What does it take to raise Series A funding from a VC?

Read Time: 8 mins

Tarun Davda, Managing Director at Matrix Partners India, demystifies the fundraising process for startups looking to pitch to investors, at the recent Tech HR 2018 masterclass for startups held by People Matters. Here’s what Tarun had to say, about what he thinks it takes to raise that coveted funding round from a VC, based on the 2,500 startup pitches he has listened to in the last one year itself.

Like everywhere else, timing is everything

A lot of founders deliberate on this question if they are too early to approach VCs or should they wait for some time till they have a little bit more sense if the product is working and customers want this product. 

Tarun’s general advice is to not think of approaching VCs with the singular goal of only raising money. Think of it as an experience of you getting to know each other and for validating your idea. Because it could be that you are thinking of something which 10 other people before you have tried and failed at.
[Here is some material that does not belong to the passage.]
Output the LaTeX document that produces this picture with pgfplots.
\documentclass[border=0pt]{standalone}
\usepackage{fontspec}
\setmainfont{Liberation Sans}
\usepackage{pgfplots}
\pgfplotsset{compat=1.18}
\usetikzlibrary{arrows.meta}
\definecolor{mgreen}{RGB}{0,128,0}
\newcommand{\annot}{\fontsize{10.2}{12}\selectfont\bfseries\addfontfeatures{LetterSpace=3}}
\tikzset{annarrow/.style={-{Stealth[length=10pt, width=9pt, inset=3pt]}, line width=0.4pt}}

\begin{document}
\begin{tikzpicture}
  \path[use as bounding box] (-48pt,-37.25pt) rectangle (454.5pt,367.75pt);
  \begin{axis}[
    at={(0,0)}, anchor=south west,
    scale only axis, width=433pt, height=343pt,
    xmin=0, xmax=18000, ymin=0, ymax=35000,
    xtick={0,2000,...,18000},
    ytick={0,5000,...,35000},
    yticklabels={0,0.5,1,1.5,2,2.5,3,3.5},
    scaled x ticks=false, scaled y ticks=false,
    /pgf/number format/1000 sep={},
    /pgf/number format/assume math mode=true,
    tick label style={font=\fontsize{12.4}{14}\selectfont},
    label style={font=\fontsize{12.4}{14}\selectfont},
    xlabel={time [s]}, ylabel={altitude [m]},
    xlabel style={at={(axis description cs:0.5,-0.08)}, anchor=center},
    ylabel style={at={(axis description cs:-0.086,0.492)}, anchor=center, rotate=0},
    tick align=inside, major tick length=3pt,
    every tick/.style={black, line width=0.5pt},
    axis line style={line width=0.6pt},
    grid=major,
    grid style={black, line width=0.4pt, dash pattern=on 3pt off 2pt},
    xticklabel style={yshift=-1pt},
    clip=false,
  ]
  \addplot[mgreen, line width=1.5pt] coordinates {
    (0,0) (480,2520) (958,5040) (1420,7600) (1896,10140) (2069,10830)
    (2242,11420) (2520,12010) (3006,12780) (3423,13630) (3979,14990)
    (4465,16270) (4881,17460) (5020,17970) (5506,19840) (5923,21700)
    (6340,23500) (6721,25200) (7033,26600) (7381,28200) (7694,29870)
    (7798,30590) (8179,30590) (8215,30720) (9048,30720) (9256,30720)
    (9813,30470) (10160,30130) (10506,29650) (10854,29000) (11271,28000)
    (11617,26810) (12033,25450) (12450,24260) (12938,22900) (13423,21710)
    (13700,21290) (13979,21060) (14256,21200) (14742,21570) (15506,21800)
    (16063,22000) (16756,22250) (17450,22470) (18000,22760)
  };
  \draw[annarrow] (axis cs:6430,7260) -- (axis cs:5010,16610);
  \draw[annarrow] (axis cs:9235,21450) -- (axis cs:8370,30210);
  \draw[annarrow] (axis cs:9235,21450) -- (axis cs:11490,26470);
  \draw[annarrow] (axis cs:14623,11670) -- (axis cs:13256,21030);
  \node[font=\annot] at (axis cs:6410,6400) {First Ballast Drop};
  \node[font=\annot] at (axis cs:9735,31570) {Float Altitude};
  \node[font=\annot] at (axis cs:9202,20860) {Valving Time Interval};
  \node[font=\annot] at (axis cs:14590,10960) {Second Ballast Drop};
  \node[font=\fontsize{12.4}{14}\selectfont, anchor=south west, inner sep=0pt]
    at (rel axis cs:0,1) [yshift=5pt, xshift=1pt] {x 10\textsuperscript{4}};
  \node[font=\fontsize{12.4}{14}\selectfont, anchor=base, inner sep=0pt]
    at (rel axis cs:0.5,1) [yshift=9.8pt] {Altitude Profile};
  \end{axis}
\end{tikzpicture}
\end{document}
And your potential investors could share those learnings with you. Multiple conversations with the investor will give you an idea and the required comfort. 
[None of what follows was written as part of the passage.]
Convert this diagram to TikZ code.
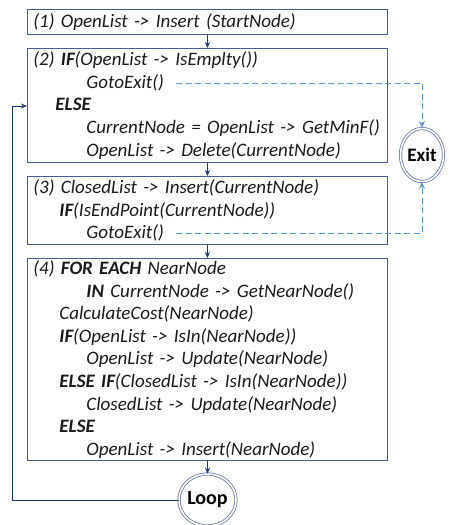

"So startups should start early, think of it as a series of conversations versus a single pitch conversation."

Startups need to remember, VC investors invest in lines and not dots on a time axis. Every meeting is like a dot. Over the period of time, the investor will evaluate how have you matured and will invest once he sees a positive trend line. Don’t think you will walk out of a single conversation with a cheque!

Team or TAM?

Each investor has a slightly different formula but they broadly look at three to four things. First is the quality of the founding team, second is the product or the business model, third is the overall size of the market or the Total Addressable Market (TAM), and last is some external factor or validation whether an idea like this has worked in other geographies say China or US. In India, we have the benefit of looking at other mature startup ecosystems and see if such an idea has scaled anywhere else.

So each investor will overweigh one or the other of these four factors. At Matrix, for example, Tarun revealed that almost 99% of their decisions are based on the quality of the founding team. We are not market backers as we believe that at the surface, every market looks like a multi-billion dollar market. The challenge is when you start breaking it down-how will I acquire customers, what is the right customer segment I can target, which is the segment which will adopt my product?
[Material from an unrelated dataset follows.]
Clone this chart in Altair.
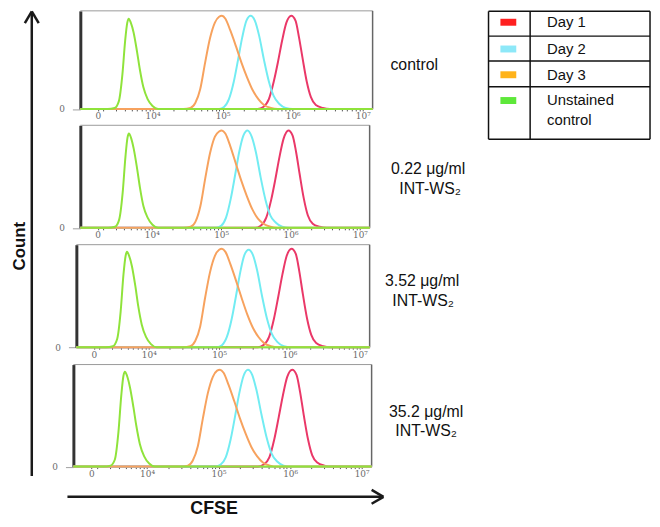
import math
import altair as alt
import pandas as pd

# ---------------- data ----------------
SERIES = ["Day 1", "Day 2", "Day 3", "Unstained control"]
LINE_COLORS = ["#ea3868", "#72ecf2", "#f7a25e", "#8fe33b"]
SWATCH_COLORS = ["#ff2020", "#8de8f8", "#ffb31a", "#5ee83a"]
LEGEND_TEXT = ["Day 1", "Day 2", "Day 3", "Unstained\ncontrol"]
PANEL_LABELS = [["control"], ["0.22 μg/ml", "INT-WS₂"], ["3.52 μg/ml", "INT-WS₂"], ["35.2 μg/ml", "INT-WS₂"]]
TICK_POS = [3.22, 4, 5, 6, 7]          # CFSE axis positions, in decades
TICK_TEXT = ["0", "10⁴", "10⁵", "10⁶", "10⁷"]
X_DOMAIN = [2.97, 7.14]
Y_DOMAIN = [0, 100]

# Panel 1 : control
P1_DAY1_X = [2.97, 5.50, 5.58, 5.66, 5.73, 5.79, 5.85, 5.91, 5.98, 6.04, 6.09, 6.14, 6.20, 6.26, 6.33, 6.43, 6.53, 7.14]
P1_DAY1_Y = [0, 0, 2, 10, 28, 48, 70, 88, 95, 90, 73, 52, 28, 12, 4, 1, 0, 0]
P1_DAY2_X = [2.97, 4.95, 5.02, 5.09, 5.16, 5.22, 5.28, 5.34, 5.40, 5.46, 5.52, 5.59, 5.66, 5.73, 5.81, 5.90, 6.00, 7.14]
P1_DAY2_Y = [0, 0, 2, 10, 28, 50, 73, 90, 95, 90, 75, 50, 28, 13, 5, 1, 0, 0]
P1_DAY3_X = [2.97, 4.44, 4.54, 4.61, 4.68, 4.75, 4.82, 4.89, 4.95, 4.99, 5.04, 5.11, 5.19, 5.27, 5.35, 5.43, 5.51, 5.59, 5.69, 5.79, 7.14]
P1_DAY3_Y = [0, 0, 1, 6, 20, 47, 72, 88, 94, 95, 92, 80, 64, 47, 32, 19, 10, 4, 1, 0, 0]
P1_UNST_X = [2.97, 3.36, 3.46, 3.52, 3.57, 3.61, 3.64, 3.66, 3.69, 3.73, 3.78, 3.82, 3.87, 3.93, 4.00, 4.08, 7.14]
P1_UNST_Y = [0, 0, 1, 8, 35, 70, 88, 92, 88, 78, 58, 40, 22, 10, 3, 0, 0]

# Panel 2 : 0.22 ug/ml
P2_DAY1_X = [2.97, 5.49, 5.57, 5.65, 5.72, 5.78, 5.84, 5.90, 5.97, 6.03, 6.08, 6.13, 6.19, 6.25, 6.32, 6.42, 6.52, 7.14]
P2_DAY1_Y = [0, 0, 2, 10, 27, 47, 69, 87, 95, 90, 74, 53, 29, 12, 4, 1, 0, 0]
P2_DAY2_X = [2.97, 4.93, 5.00, 5.07, 5.14, 5.20, 5.26, 5.32, 5.38, 5.44, 5.50, 5.57, 5.64, 5.71, 5.79, 5.88, 5.98, 7.14]
P2_DAY2_Y = [0, 0, 2, 10, 29, 51, 74, 90, 95, 89, 74, 49, 27, 12, 5, 1, 0, 0]
P2_DAY3_X = [2.97, 4.46, 4.56, 4.63, 4.70, 4.77, 4.84, 4.91, 4.97, 5.01, 5.06, 5.13, 5.21, 5.29, 5.37, 5.45, 5.53, 5.61, 5.71, 5.81, 7.14]
P2_DAY3_Y = [0, 0, 1, 6, 21, 48, 73, 89, 94, 95, 92, 80, 63, 46, 31, 18, 9, 4, 1, 0, 0]
P2_UNST_X = [2.97, 3.37, 3.47, 3.53, 3.58, 3.62, 3.65, 3.67, 3.70, 3.74, 3.79, 3.83, 3.88, 3.94, 4.01, 4.09, 7.14]
P2_UNST_Y = [0, 0, 1, 8, 34, 69, 88, 92, 88, 77, 57, 39, 21, 10, 3, 0, 0]

# Panel 3 : 3.52 ug/ml
P3_DAY1_X = [2.97, 5.55, 5.63, 5.71, 5.78, 5.84, 5.90, 5.96, 6.03, 6.09, 6.14, 6.19, 6.25, 6.31, 6.38, 6.48, 6.58, 7.14]
P3_DAY1_Y = [0, 0, 2, 10, 28, 49, 71, 89, 96, 91, 74, 52, 28, 12, 4, 1, 0, 0]
P3_DAY2_X = [2.97, 4.97, 5.04, 5.11, 5.18, 5.24, 5.30, 5.36, 5.42, 5.48, 5.54, 5.61, 5.68, 5.75, 5.83, 5.92, 6.02, 7.14]
P3_DAY2_Y = [0, 0, 2, 10, 28, 50, 73, 90, 95, 90, 75, 50, 28, 13, 5, 1, 0, 0]
P3_DAY3_X = [2.97, 4.49, 4.59, 4.66, 4.73, 4.80, 4.87, 4.94, 5.00, 5.04, 5.09, 5.16, 5.24, 5.32, 5.40, 5.48, 5.56, 5.64, 5.74, 5.84, 7.14]
P3_DAY3_Y = [0, 0, 1, 6, 20, 48, 73, 89, 95, 96, 93, 81, 65, 48, 32, 19, 10, 4, 1, 0, 0]
P3_UNST_X = [2.97, 3.39, 3.49, 3.55, 3.60, 3.64, 3.67, 3.69, 3.72, 3.76, 3.81, 3.85, 3.90, 3.96, 4.03, 4.11, 7.14]
P3_UNST_Y = [0, 0, 1, 8, 35, 71, 89, 93, 89, 79, 59, 40, 22, 10, 3, 0, 0]

# Panel 4 : 35.2 ug/ml
P4_DAY1_X = [2.97, 5.55, 5.63, 5.71, 5.78, 5.84, 5.90, 5.96, 6.03, 6.09, 6.14, 6.19, 6.25, 6.31, 6.38, 6.48, 6.58, 7.14]
P4_DAY1_Y = [0, 0, 2, 9, 27, 48, 70, 88, 95, 90, 73, 51, 27, 11, 4, 1, 0, 0]
P4_DAY2_X = [2.97, 4.96, 5.03, 5.10, 5.17, 5.23, 5.29, 5.35, 5.41, 5.47, 5.53, 5.60, 5.67, 5.74, 5.82, 5.91, 6.01, 7.14]
P4_DAY2_Y = [0, 0, 2, 9, 27, 49, 72, 89, 95, 90, 75, 51, 29, 13, 5, 1, 0, 0]
P4_DAY3_X = [2.97, 4.47, 4.57, 4.64, 4.71, 4.78, 4.85, 4.92, 4.98, 5.02, 5.07, 5.14, 5.22, 5.30, 5.38, 5.46, 5.54, 5.62, 5.72, 5.82, 7.14]
P4_DAY3_Y = [0, 0, 1, 6, 20, 47, 72, 88, 94, 95, 92, 80, 64, 47, 32, 19, 10, 4, 1, 0, 0]
P4_UNST_X = [2.97, 3.39, 3.49, 3.55, 3.60, 3.64, 3.67, 3.69, 3.72, 3.76, 3.81, 3.85, 3.90, 3.96, 4.03, 4.11, 7.14]
P4_UNST_Y = [0, 0, 1, 7, 34, 70, 89, 93, 89, 78, 58, 40, 22, 10, 3, 0, 0]

PANEL_XS = [
    [P1_DAY1_X, P1_DAY2_X, P1_DAY3_X, P1_UNST_X],
    [P2_DAY1_X, P2_DAY2_X, P2_DAY3_X, P2_UNST_X],
    [P3_DAY1_X, P3_DAY2_X, P3_DAY3_X, P3_UNST_X],
    [P4_DAY1_X, P4_DAY2_X, P4_DAY3_X, P4_UNST_X],
]
PANEL_YS = [
    [P1_DAY1_Y, P1_DAY2_Y, P1_DAY3_Y, P1_UNST_Y],
    [P2_DAY1_Y, P2_DAY2_Y, P2_DAY3_Y, P2_UNST_Y],
    [P3_DAY1_Y, P3_DAY2_Y, P3_DAY3_Y, P3_UNST_Y],
    [P4_DAY1_Y, P4_DAY2_Y, P4_DAY3_Y, P4_UNST_Y],
]

# ---------------- layout (pixels) ----------------
W, H = 650, 511
FONT = "Liberation Sans"
# left, right, top, baseline of each panel's plot box
PANEL_BOX = [(73, 368, 0.5, 99.5), (73, 365, 116, 219.5), (69, 365, 236.5, 340), (66, 367, 357.5, 460.5)]
LABEL_POS = [[(410, 55)], [(424, 160), (426, 180)], [(418, 273), (419, 293)], [(422, 405), (422, 425)]]

MINOR = [k + math.log10(m) for k in (3, 4, 5, 6) for m in range(2, 10)]
MINOR = [v for v in MINOR if X_DOMAIN[0] < v < X_DOMAIN[1]]
TICK_VALUES = sorted(set(TICK_POS + MINOR))

label_expr = "''"
for p, t in reversed(list(zip(TICK_POS, TICK_TEXT))):
    label_expr = f"abs(datum.value - {p}) < 0.001 ? '{t}' : ({label_expr})"

dummy = pd.DataFrame({"k": [0]})


def panel_df(k):
    rows = []
    for s, xs, ys in zip(SERIES, PANEL_XS[k], PANEL_YS[k]):
        for x, y in zip(xs, ys):
            rows.append({"cfse": x, "count": y, "series": s})
    return pd.DataFrame(rows)


def make_panel(k):
    left, right, top, base = PANEL_BOX[k]
    xs = alt.Scale(domain=X_DOMAIN, range=[left, right], nice=False, zero=False)
    ys = alt.Scale(domain=Y_DOMAIN, range=[base, top], nice=False)
    xaxis = alt.Axis(orient="bottom", offset=base - H, values=TICK_VALUES, labelExpr=label_expr,
                     title=None, grid=False, domainColor="#9a9a9a", domainWidth=1,
                     tickColor="#555555", tickSize=2, tickWidth=1, labelColor="#6a6a6a",
                     labelFontSize=9, labelFont="DejaVu Serif", labelPadding=1,
                     labelFlush=False, labelOverlap=False)
    yaxis = alt.Axis(orient="left", offset=-left, values=[0], labelExpr="'0'", title=None,
                     grid=False, domainColor="#333333", domainWidth=3, tickColor="#a0a0a0",
                     tickSize=8, tickWidth=1, labelColor="#6a6a6a", labelFontSize=9,
                     labelFont="DejaVu Serif", labelPadding=8)
    df = panel_df(k)
    layers = []
    for s in SERIES:
        layers.append(
            alt.Chart(df).transform_filter(alt.datum.series == s)
            .mark_line(strokeWidth=2, interpolate="monotone")
            .encode(
                x=alt.X("cfse:Q", scale=xs, axis=xaxis),
                y=alt.Y("count:Q", scale=ys, axis=yaxis),
                color=alt.Color("series:N", scale=alt.Scale(domain=SERIES, range=LINE_COLORS), legend=None),
            )
        )
    top_rule = alt.Chart(dummy).mark_rule(color="#9a9a9a", strokeWidth=1).encode(
        x=alt.X(datum=X_DOMAIN[0], type="quantitative", scale=xs, axis=xaxis),
        x2=alt.X2(datum=X_DOMAIN[1]),
        y=alt.Y(datum=Y_DOMAIN[1], type="quantitative", scale=ys, axis=yaxis),
    )
    right_rule = alt.Chart(dummy).mark_rule(color="#666666", strokeWidth=1.5).encode(
        x=alt.X(datum=X_DOMAIN[1], type="quantitative", scale=xs, axis=xaxis),
        y=alt.Y(datum=Y_DOMAIN[0], type="quantitative", scale=ys, axis=yaxis),
        y2=alt.Y2(datum=Y_DOMAIN[1]),
    )
    return alt.layer(top_rule, right_rule, *layers)


def seg(x1, y1, x2, y2, color="#1a1a1a", w=2.5):
    return alt.Chart(dummy).mark_rule(color=color, strokeWidth=w).encode(
        x=alt.value(x1), y=alt.value(y1), x2=alt.value(x2), y2=alt.value(y2))


def txt(s, x, y, size=14, bold=False, align="center", angle=0, **kw):
    return alt.Chart(dummy).mark_text(
        text=s, font=FONT, fontSize=size, fontWeight="bold" if bold else "normal",
        align=align, baseline="middle", angle=angle, color="#111111", **kw
    ).encode(x=alt.value(x), y=alt.value(y))


deco = []
# Count arrow
deco += [seg(24, 2, 24, 470), seg(24, 1, 17, 13), seg(24, 1, 31, 13)]
deco.append(txt("Count", 12, 238, size=17, bold=True, angle=270))
# CFSE arrow
deco += [seg(60, 491, 378, 491), seg(379, 491, 367, 484), seg(379, 491, 367, 498)]
deco.append(txt("CFSE", 208, 503, size=18, bold=True))
# panel labels
for lines, poss in zip(PANEL_LABELS, LABEL_POS):
    for s, (x, y) in zip(lines, poss):
        deco.append(txt(s, x, y, size=16))
# legend table
LX0, LX1, LDIV = 485, 648, 527
LROWS = [1, 26, 51, 77, 130]
for yy in LROWS:
    deco.append(seg(LX0, yy, LX1, yy, color="#111111", w=1.5))
for xx in (LX0, LDIV, LX1):
    deco.append(seg(xx, LROWS[0], xx, LROWS[-1], color="#111111", w=1.5))
SW_Y = [12, 39, 65, 91]
for c, yy, s in zip(SWATCH_COLORS, SW_Y, LEGEND_TEXT):
    deco.append(alt.Chart(dummy).mark_rect(color=c).encode(
        x=alt.value(497), x2=alt.value(513), y=alt.value(yy - 3.5), y2=alt.value(yy + 3.5)))
    deco.append(txt(s, 544, yy, size=15, align="left", lineBreak="\n", lineHeight=20))

panels = [make_panel(k) for k in range(4)]

chart = (
    alt.layer(*panels, *deco)
    .resolve_scale(x="independent", y="independent")
    .properties(width=W, height=H, padding=0, autosize=alt.AutoSizeParams(type="none"),
                background="white")
    .configure_view(stroke=None)
)

chart.save("out.html", embed_options={"renderer": "svg", "actions": False})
It’s then you see that your TAM starts shrinking and starts looking tiny. It always takes a fantastic founding team to be able to disrupt that. So the genius of a founding team is are they able to provide a new or differentiated customer experience that will help expand the market. 

Matrix looks at these very founder intrinsics-quality of the founding team, whether they have a unique insight into the problem, are they an experiential entrepreneur- have they faced this problem themselves, and do they have the grit, the passion and the determination to outlast the 10-15 years of struggle before the startup can result into something.

Of course, some investors will overweigh the market opportunity over founder intrinsics.

However, when it comes to stages wise breakdown, most investors follow a more or less widely accepted pattern. At the seed stage, an investor is largely backing the team and the idea and it is generally pre-product. At Series A, a VC would want to look at the quality of the team and some early indication of Product Market Fit (PMF). Series B is where a startup should have established the PMF and is looking for money to help scale that PMF. And lastly, they should set their sight on Series C when they have enough signs of PMF and need money basically for business model and expansion. 

How much money is enough?

The question founders need to ask themselves which deliberating on fundraising is if they have enough money that will last them at least 24-30 months. The business plan should be built up with a bottom-up approach-they should question how much money would they need in the next 24-30 months? Because in all likelihood, raising Series B is going to take six months. 

This means that six months before you think you will be running out of money, you need to start your fundraising process. So at the 18th-month marker, you need to question- can I show enough progress from the time I have raised my Series A till now to get investors interested enough?

To accelerate or not?

Most startups deliberate if investors value startups that have gone through an accelerator? Here Tarun advises caution when choosing to decide whether to go through an accelerator or not. If you have gone to a quality accelerator, there is definitely value to that. For instance, going through an accelerator like YCombinator makes a big difference to teams. 

Thus startups need to be sure they are picking an accelerator where there is true value add. 

"There is way too much of acceleration and incubation happening in India and not everyone is providing the same level of quality of advice that startups could benefit from."

 In some cases, they end up taking 5-7% of equity in startups for just some advice and office space. Hence startups need to focus on literally the top 5 percentile when it comes to accelerators. Picking an investor is like picking a partner-choose well! 

"In the end startups need to remember that they are picking a partner just as much as the investors are picking a partner."

It would hopefully be a 10-12 years old partnership, so they should not think of VCs as a commodity and take money from anyone.

If the investor does not understand the space or your technology or your differentiator, just imagine how difficult it would be taking their advice on strategy. So founders should absolutely research before committing with an investor, understand his track record-which of their investments has worked and not worked, and finally gauge if has some level of expertise. Ultimately they should choose an investor who should know enough to guide them in the right way and at least not misguide them.